There’s Hollywood star Jack Conrad (Brad Pitt), who goes through wives like he does cars, and can’t seem to accept that he’s a fading luminary. Then there’s Nellie LaRoy (Margot Robbie) as the ingenue who’s trying to get ahead in the film world, but can’t handle the pressure, and takes to substance abuse. Manny Torres (Diego Calva) is the Mexican wannabe who wants to break into this fantasy-building, dream world of Hollywood, and is easily the most sympathetic character. And there’s Sidney Palmer (Jovan Adepo), trumpet player/musician, who is constantly battered by the discrimination and racial prejudice that ruled in Hollywood during the era.
Beyond these four, there are countless other little stories brought to life from the Chazelle screenplay, and it’s like he wants to reinvent every Hollywood stereotype of the era, or loosely reference real-life stars of the period. He brings them all together into a smorgasbord of a film, that chronicles the decadence, lasciviousness, and excess that have been hinted at in previous films but never put on as full a display as in here in Chazelle’s hands.
What I found confusing was the intent of Chazelle. At times, it seemed that he was channeling Nathaniel West and the Day of the Locust, showing us just how empty the American Dream of Hollywood was. But then, he capitulates and becomes the starry-eyed lover of films, and seems to be saying that the industry stands way above any individual who has figured in, or been stepped on, on it’s rocky road to where it stands today.

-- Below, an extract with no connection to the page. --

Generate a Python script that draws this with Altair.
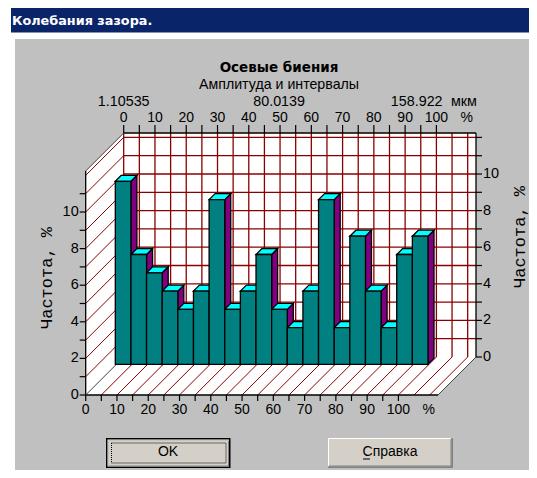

The likes of Jean Smart, Tobey Maguire, Samara Weaving, and Lukas Haas all put in sterling performances as minor characters. And you’ll love how it’s Director Spike Jonze who plays German Director Otto Von Strassberger. Little surprises such as these pepper the film, and with such a rambling narrative, there’s that constant ‘Oh, look who’s also in this film’ remark you’ll make to yourself.
In fact, there’s much to admire about the film in terms of score, cinematography and production design. But it’s the overstuffed screenplay, the seeming absence of clear direction, and a downright indulgent ending that makes we wonder if the three hours were really worth our time and attention. At best, the film is a distracting, often entertaining, failure. Or you may feel it’s Chazelle at the top of his game. There’s definitely no sitting on the fence with this film.